How to Read A/B Test Results: A Practical Guide to Declaring a Winner
Reading A/B test results correctly is harder than running the test itself. Most teams declare winners too early, trust p-values without checking confidence intervals, or miss the fact that results look different across user segments. This guide covers the five key concepts for evaluating experiment results accurately, a six-point checklist for declaring a winner, and the three questions you must answer before shipping a variant.
You've set up your experiment. Traffic is splitting. Results are coming in.
Now comes the part most teams get wrong.
Declaring a winner in an A/B test isn't just checking whether one number is higher than another. Done incorrectly, it leads to shipping variants that don't actually improve anything or worse, variants that hurt metrics you weren't watching. This is called a false winner, and it's more common than most teams realize.
Here's how to read your results properly.
Watch the 10min Breakdown on Youtube
The Two Problems That Cause False Winners in A/B Tests
Almost every false winner traces back to one of two problems, or a combination of both.
The first is the peeking problem. Teams get excited, check results daily, see something positive on day four, and call it. But the experiment hasn't run long enough to capture full user behavior likeweekends, return visitors, users who come back after a delay. The early numbers looked good by chance. By the time the full picture emerged, the lift had disappeared.
The second is the analysis problem. Teams look at the p-value, see it's below 0.05, and ship. But p-values alone don't tell you enough. You also need to look at the confidence interval, check whether you've reached your target sample size, account for variance in your data, and apply the right corrections if you're testing multiple hypotheses at once.
Both problems are fixable. The fix is a structured evaluation process.
If you haven't set up your experiment correctly from the start, read the 8-step A/B testing framework for reliable experiments first. The evaluation process only works when the foundation is solid.

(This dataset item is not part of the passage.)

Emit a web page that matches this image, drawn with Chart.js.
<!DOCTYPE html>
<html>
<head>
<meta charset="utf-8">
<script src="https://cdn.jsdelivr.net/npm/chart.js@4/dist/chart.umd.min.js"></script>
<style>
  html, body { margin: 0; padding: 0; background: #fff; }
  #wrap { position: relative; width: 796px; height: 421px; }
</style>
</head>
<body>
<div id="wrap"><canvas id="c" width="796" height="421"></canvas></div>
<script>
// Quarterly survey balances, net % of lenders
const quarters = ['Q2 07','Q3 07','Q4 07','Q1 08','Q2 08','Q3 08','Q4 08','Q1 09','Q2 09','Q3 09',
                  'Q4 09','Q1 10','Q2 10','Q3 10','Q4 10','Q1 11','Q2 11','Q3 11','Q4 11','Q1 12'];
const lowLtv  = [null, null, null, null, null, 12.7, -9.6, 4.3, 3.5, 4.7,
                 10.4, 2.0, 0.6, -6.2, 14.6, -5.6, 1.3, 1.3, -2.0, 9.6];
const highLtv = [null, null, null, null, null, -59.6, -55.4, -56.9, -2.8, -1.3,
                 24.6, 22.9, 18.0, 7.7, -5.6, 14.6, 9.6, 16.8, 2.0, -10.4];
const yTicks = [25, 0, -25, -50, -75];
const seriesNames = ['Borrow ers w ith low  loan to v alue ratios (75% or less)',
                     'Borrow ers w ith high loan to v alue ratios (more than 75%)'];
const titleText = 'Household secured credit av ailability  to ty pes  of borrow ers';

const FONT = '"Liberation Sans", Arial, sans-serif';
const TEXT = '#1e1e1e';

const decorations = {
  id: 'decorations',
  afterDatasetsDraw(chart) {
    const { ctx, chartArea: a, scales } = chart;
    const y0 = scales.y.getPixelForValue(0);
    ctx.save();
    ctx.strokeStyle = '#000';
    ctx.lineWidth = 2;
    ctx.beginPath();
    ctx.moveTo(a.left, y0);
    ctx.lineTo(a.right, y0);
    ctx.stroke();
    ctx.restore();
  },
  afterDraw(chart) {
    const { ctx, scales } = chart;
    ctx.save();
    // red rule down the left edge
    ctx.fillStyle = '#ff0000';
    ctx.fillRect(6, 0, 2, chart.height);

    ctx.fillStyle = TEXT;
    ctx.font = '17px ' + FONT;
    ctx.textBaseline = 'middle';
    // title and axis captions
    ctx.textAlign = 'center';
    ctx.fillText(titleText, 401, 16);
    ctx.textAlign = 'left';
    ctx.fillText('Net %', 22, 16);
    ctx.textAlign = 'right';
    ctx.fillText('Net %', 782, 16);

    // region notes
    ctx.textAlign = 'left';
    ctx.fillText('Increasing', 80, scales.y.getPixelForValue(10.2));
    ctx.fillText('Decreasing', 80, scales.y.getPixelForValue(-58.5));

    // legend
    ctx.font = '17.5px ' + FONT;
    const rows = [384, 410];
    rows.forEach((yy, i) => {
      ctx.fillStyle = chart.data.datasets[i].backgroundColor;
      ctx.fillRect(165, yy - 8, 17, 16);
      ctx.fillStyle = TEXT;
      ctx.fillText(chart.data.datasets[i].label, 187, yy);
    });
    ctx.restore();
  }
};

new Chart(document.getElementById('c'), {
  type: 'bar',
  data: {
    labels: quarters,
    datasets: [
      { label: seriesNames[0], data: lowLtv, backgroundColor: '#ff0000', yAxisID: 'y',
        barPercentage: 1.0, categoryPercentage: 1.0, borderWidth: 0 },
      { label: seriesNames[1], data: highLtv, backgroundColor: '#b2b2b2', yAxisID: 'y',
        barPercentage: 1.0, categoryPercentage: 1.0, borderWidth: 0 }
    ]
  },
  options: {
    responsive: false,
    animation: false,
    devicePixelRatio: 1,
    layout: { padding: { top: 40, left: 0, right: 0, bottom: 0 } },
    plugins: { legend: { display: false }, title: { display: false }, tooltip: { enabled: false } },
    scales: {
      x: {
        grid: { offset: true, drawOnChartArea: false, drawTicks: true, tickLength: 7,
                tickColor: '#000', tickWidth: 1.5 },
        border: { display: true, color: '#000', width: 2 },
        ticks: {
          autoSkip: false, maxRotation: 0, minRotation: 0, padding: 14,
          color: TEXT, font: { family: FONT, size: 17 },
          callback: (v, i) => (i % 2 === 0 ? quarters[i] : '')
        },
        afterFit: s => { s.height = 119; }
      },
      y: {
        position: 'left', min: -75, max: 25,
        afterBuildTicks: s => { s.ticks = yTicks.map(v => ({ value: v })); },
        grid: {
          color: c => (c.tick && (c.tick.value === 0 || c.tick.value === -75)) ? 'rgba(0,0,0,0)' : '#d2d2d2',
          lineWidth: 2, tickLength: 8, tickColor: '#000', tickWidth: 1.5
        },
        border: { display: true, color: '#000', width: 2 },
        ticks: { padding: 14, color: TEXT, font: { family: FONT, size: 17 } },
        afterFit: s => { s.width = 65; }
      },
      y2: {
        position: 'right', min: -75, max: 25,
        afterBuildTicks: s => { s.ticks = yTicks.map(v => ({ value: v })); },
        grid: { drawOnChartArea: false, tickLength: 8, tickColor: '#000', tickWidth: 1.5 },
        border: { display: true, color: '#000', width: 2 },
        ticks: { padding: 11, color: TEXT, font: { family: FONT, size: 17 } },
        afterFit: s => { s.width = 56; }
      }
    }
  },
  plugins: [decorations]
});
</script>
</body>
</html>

5 Key Concepts for Evaluating A/B Test Results
1. Sample size and statistical power
Before you evaluate anything, check whether you've actually reached your target sample size. This is decided before the experiment starts, based on your desired statistical power and your minimum detectable effect (MDE). If you haven't hit that number, your results aren't reliable regardless of what they show. Don't evaluate early. Don't ship early.
2. P-value in context
A p-value below your significance threshold (typically 0.05) is necessary but not sufficient. You also need to check your confidence interval. The confidence interval tells you the range within which the true lift is likely to fall. If that range crosses zero, you don't have a clear directional result, even if the p-value looks good. Always read p-value and confidence interval together, never in isolation.
3. Practical significance
Statistical significance and practical significance are different things. You might see a statistically significant uplift of 0.3%. But if maintaining and developing that variant costs more in engineering time than the lift is worth, it's not a win. Before shipping, ask whether the uplift is large enough to justify the investment. If it isn't, go back and build a more aggressive variant with a stronger hypothesis.

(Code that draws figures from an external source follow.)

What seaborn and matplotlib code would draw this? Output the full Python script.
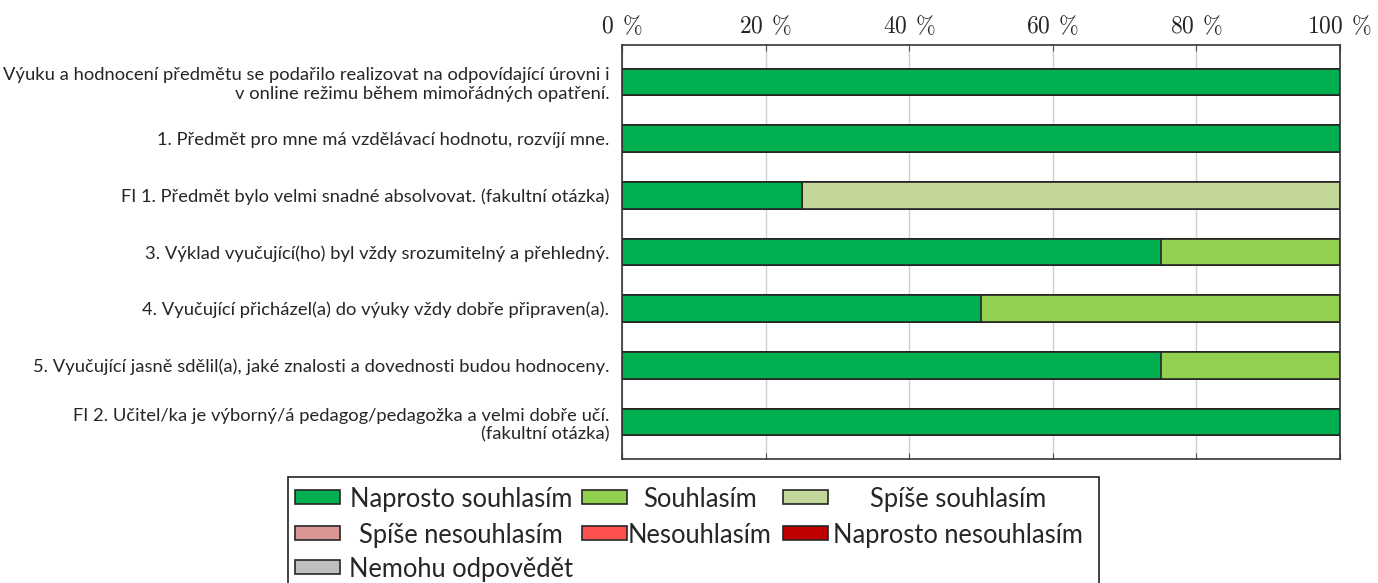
import pandas as pd
import matplotlib.pyplot as plt
import seaborn as sns
from matplotlib.patches import Rectangle

questions = [
    "Výuku a hodnocení předmětu se podařilo realizovat na odpovídající úrovni i\nv online režimu během mimořádných opatření.",
    "1. Předmět pro mne má vzdělávací hodnotu, rozvíjí mne.",
    "FI 1. Předmět bylo velmi snadné absolvovat. (fakultní otázka)",
    "3. Výklad vyučující(ho) byl vždy srozumitelný a přehledný.",
    "4. Vyučující přicházel(a) do výuky vždy dobře připraven(a).",
    "5. Vyučující jasně sdělil(a), jaké znalosti a dovednosti budou hodnoceny.",
    "FI 2. Učitel/ka je výborný/á pedagog/pedagožka a velmi dobře učí.\n(fakultní otázka)",
]

categories = ["Naprosto souhlasím", "Souhlasím", "Spíše souhlasím",
              "Spíše nesouhlasím", "Nesouhlasím", "Naprosto nesouhlasím",
              "Nemohu odpovědět"]
colors = ["#00B050", "#92D050", "#C4D79B", "#DA9694", "#FF5050", "#C00000", "#BFBFBF"]

naprosto_souhlasim = [100, 100, 25, 75, 50, 75, 100]
souhlasim = [0, 0, 0, 25, 50, 25, 0]
spise_souhlasim = [0, 0, 75, 0, 0, 0, 0]
spise_nesouhlasim = [0, 0, 0, 0, 0, 0, 0]
nesouhlasim = [0, 0, 0, 0, 0, 0, 0]
naprosto_nesouhlasim = [0, 0, 0, 0, 0, 0, 0]
nemohu = [0, 0, 0, 0, 0, 0, 0]

df = pd.DataFrame({
    "otazka": questions,
    categories[0]: naprosto_souhlasim,
    categories[1]: souhlasim,
    categories[2]: spise_souhlasim,
    categories[3]: spise_nesouhlasim,
    categories[4]: nesouhlasim,
    categories[5]: naprosto_nesouhlasim,
    categories[6]: nemohu,
})

# cumulative sums, drawn from the widest layer down so they stack
cum = df[categories].cumsum(axis=1)

sns.set_style("white")
plt.rcParams["font.family"] = ["Lato", "DejaVu Sans"]
plt.rcParams["mathtext.fontset"] = "cm"

W, H = 1378, 583
fig = plt.figure(figsize=(W / 100, H / 100), dpi=100)
ax = fig.add_axes([622 / W, 1 - 459 / H, 718 / W, 414 / H])

for cat, col in reversed(list(zip(categories, colors))):
    sns.barplot(x=cum[cat], y=df["otazka"], color=col, orient="h",
                width=0.47, edgecolor="#262626", linewidth=1.2, ax=ax,
                saturation=1)

ax.set_xlim(0, 100)
ax.set_ylim(6.65, -0.65)
ax.set_xlabel("")
ax.set_ylabel("")
ax.set_xticks([0, 20, 40, 60, 80, 100])
ax.set_xticklabels([r"$%d\;\,\%%$" % v for v in [0, 20, 40, 60, 80, 100]], fontsize=17)
ax.xaxis.tick_top()
ax.tick_params(axis="x", which="both", direction="in", length=4, color="#555555",
               top=True, bottom=True, labeltop=True, labelbottom=False, pad=6)
ax.tick_params(axis="y", length=0, labelsize=13.2, pad=9)
ax.grid(axis="x", color="#d0d0d0", linewidth=1)
ax.set_axisbelow(True)
for s in ax.spines.values():
    s.set_color("#333333")
    s.set_linewidth(1.2)
    s.set_visible(True)


# legend drawn as a pgfplots-like matrix: patch + centred text per cell
def px(x, y):
    return x / W, 1 - y / H


x0, y0 = px(288, 477)
x1, y1 = px(1099, 600)
fig.add_artist(Rectangle((x0, y1), x1 - x0, y0 - y1, transform=fig.transFigure,
                         facecolor="white", edgecolor="#222222", linewidth=1.2))

patch_x = [295, 582, 783]
text_cx = [461, 700, 958]
row_y = [497, 533, 567]
for i, (cat, col) in enumerate(zip(categories, colors)):
    r, c = divmod(i, 3)
    bx, by = px(patch_x[c], row_y[r] + 7)
    fig.add_artist(Rectangle((bx, by), 45 / W, 14 / H, transform=fig.transFigure,
                             facecolor=col, edgecolor="#262626", linewidth=1.2))
    tx, ty = px(text_cx[c], row_y[r])
    fig.text(tx, ty, cat, ha="center", va="center_baseline", fontsize=18.4)

fig.savefig("out.png", dpi=100)
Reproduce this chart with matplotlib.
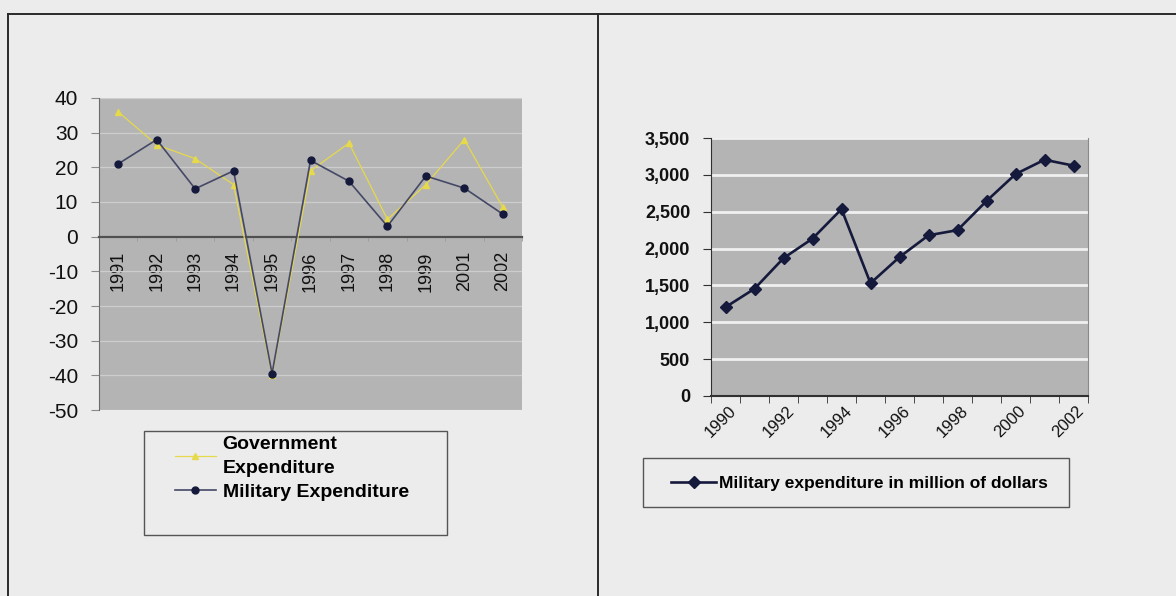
import matplotlib
matplotlib.use("Agg")
import matplotlib.pyplot as plt
from matplotlib.lines import Line2D
from matplotlib.patches import Rectangle
from matplotlib.ticker import StrMethodFormatter, FixedLocator
from matplotlib.transforms import ScaledTranslation
import numpy as np

plt.rcParams['font.family'] = ['Liberation Sans', 'DejaVu Sans']
plt.rcParams['axes.unicode_minus'] = False

# Left chart: growth rates (%)
years_left = ['1991', '1992', '1993', '1994', '1995', '1996', '1997', '1998', '1999', '2001', '2002']
gov_exp = [36, 26.5, 22.5, 15, -40, 19, 27, 5, 15, 28, 8.5]
mil_exp = [21, 28, 13.8, 19, -39.5, 22, 16, 3, 17.5, 14, 6.5]
left_yticks = [-50, -40, -30, -20, -10, 0, 10, 20, 30, 40]

# Right chart: military expenditure in million of dollars
years_right = [1990, 1991, 1992, 1993, 1994, 1995, 1996, 1997, 1998, 1999, 2000, 2001, 2002]
mil_dollars = [1205, 1455, 1870, 2135, 2535, 1530, 1885, 2180, 2250, 2645, 3010, 3205, 3125]
right_yticks = [0, 500, 1000, 1500, 2000, 2500, 3000, 3500]

W, H = 1176, 596
PAGE = '#ececec'
PLOT_BG = '#b4b4b4'
NAVY = '#151a3c'
YELLOW = '#e6d94a'


def fx(x):
    return x / W


def fy(y):
    return 1 - y / H


fig = plt.figure(figsize=(W / 100, H / 100), dpi=100)
fig.patch.set_facecolor(PAGE)

# page frame lines
frame = dict(color='#2a2a2a', lw=1.4)
fig.add_artist(Line2D([fx(8), 1], [fy(14), fy(14)], **frame))
fig.add_artist(Line2D([fx(8), fx(8)], [0, fy(14)], **frame))
fig.add_artist(Line2D([fx(598), fx(598)], [0, fy(14)], **frame))

# ---------- left chart ----------
ax1 = fig.add_axes([fx(99), fy(410), 423 / W, 312 / H])
ax1.set_facecolor(PLOT_BG)
xl = np.arange(len(years_left))
ax1.plot(xl, gov_exp, color=YELLOW, lw=0.9, marker='^', ms=4.5,
         mfc=YELLOW, mec=YELLOW, label='Government\nExpenditure', zorder=3)
ax1.plot(xl, mil_exp, color='#454866', lw=1.2, marker='o', ms=5,
         mfc=NAVY, mec=NAVY, label='Military Expenditure', zorder=4)
ax1.set_xlim(-0.5, len(years_left) - 0.5)
ax1.set_ylim(-50, 40)
ax1.set_yticks(left_yticks)
ax1.yaxis.grid(True, color='#cdcdcd', lw=0.9)
ax1.set_axisbelow(True)
for s in ['top', 'right']:
    ax1.spines[s].set_visible(False)
ax1.spines['left'].set_color('#6a6a6a')
ax1.spines['bottom'].set_position(('data', 0))
ax1.spines['bottom'].set_color('#505050')
ax1.spines['bottom'].set_linewidth(1.6)
ax1.set_xticks(xl)
ax1.set_xticklabels(years_left, rotation=90, fontsize=13, color='#111111')
ax1.xaxis.set_minor_locator(FixedLocator(np.arange(-0.5, len(years_left), 1)))
ax1.tick_params(axis='x', which='major', length=0, pad=10.5)
ax1.tick_params(axis='x', which='minor', length=3, color='#9a9a9a', direction='out')
ax1.tick_params(axis='y', length=6, color='#8a8a8a', pad=9, labelsize=15, labelcolor='#111111')
for lab in ax1.get_xticklabels():
    lab.set_va('top')

fig.add_artist(Rectangle((fx(144), fy(535)), 303 / W, 104 / H, transform=fig.transFigure,
                         facecolor='none', edgecolor='#555555', lw=1))
leg1 = fig.legend(*ax1.get_legend_handles_labels(), loc='upper left',
                  bbox_to_anchor=(fx(175), fy(436)), frameon=False, borderpad=0,
                  borderaxespad=0, handlelength=2.1, handletextpad=0.35, labelspacing=0.3,
                  prop=dict(family='Liberation Sans', weight='bold', size=14))
for t in leg1.get_texts():
    t.set_linespacing(1.55)

# ---------- right chart ----------
ax2 = fig.add_axes([fx(711), fy(396), 377 / W, 258 / H])
ax2.set_facecolor(PLOT_BG)
xr = np.arange(len(years_right))
ax2.plot(xr, mil_dollars, color=NAVY, lw=1.9, marker='D', ms=6.5,
         mfc=NAVY, mec=NAVY, label='Military expenditure in million of dollars', zorder=3)
ax2.set_xlim(-0.5, len(years_right) - 0.5)
ax2.set_ylim(0, 3500)
ax2.set_yticks(right_yticks)
ax2.yaxis.set_major_formatter(StrMethodFormatter('{x:,.0f}'))
ax2.yaxis.grid(True, color='#f0f0f0', lw=2)
ax2.set_axisbelow(True)
ax2.spines['top'].set_visible(False)
ax2.spines['right'].set_color('#8a8a8a')
ax2.spines['right'].set_linewidth(0.8)
ax2.spines['left'].set_color('#303030')
ax2.spines['bottom'].set_color('#303030')
ax2.spines['bottom'].set_linewidth(1.5)
shown = xr[::2]
ax2.set_xticks(shown)
ax2.set_xticklabels([str(years_right[i]) for i in shown], rotation=45,
                    ha='right', va='center', rotation_mode='anchor', fontsize=12, color='#111111')
ax2.xaxis.set_minor_locator(FixedLocator(np.arange(-0.5, len(years_right), 1)))
ax2.tick_params(axis='x', which='major', length=0, pad=9)
ax2.tick_params(axis='x', which='minor', length=5, color='#303030')
ax2.tick_params(axis='y', length=6, color='#303030', pad=9, labelsize=13, labelcolor='#111111')
for lab in ax2.get_yticklabels():
    lab.set_fontweight('bold')
shift = ScaledTranslation(0.08, 0, fig.dpi_scale_trans)
for lab in ax2.get_xticklabels():
    lab.set_transform(lab.get_transform() + shift)

fig.add_artist(Rectangle((fx(643), fy(507)), 426 / W, 49 / H, transform=fig.transFigure,
                         facecolor='none', edgecolor='#555555', lw=1))
fig.legend(*ax2.get_legend_handles_labels(), loc='center left',
           bbox_to_anchor=(fx(671), fy(483)), frameon=False, borderpad=0,
           borderaxespad=0, handlelength=2.6, handletextpad=0.15,
           prop=dict(family='Liberation Sans', weight='bold', size=12.5))

fig.savefig('out.png', dpi=100, facecolor=fig.get_facecolor())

4. Variance reduction with CUPED
If your experiment data has high variance, common with smaller samples or high variability in user behavior, your results will be noisy and harder to interpret. CUPED (Controlled-experiment Using Pre-Experiment Data) is a technique that reduces variance by incorporating pre-experiment data into the analysis. Most modern experimentation tools offer a CUPED option. Enable it when you have good historical data and a high proportion of returning users. It makes your results significantly more reliable.
5. Sequential testing as a fix for peeking
If your team can't resist checking results daily, and most can't, sequential testing is the structured solution. Unlike standard fixed-horizon testing, sequential testing adjusts the significance threshold as you accumulate data, allowing you to check results at any point without inflating your false positive rate. It also allows you to call a winner earlier when results are clearly significant. Enable it in your experimentation tool before the experiment starts, not after.
Understanding which experimentation tool supports these features matters. Amplitude Web Experiment and Feature Experiment handle these concepts differently depending on your use case.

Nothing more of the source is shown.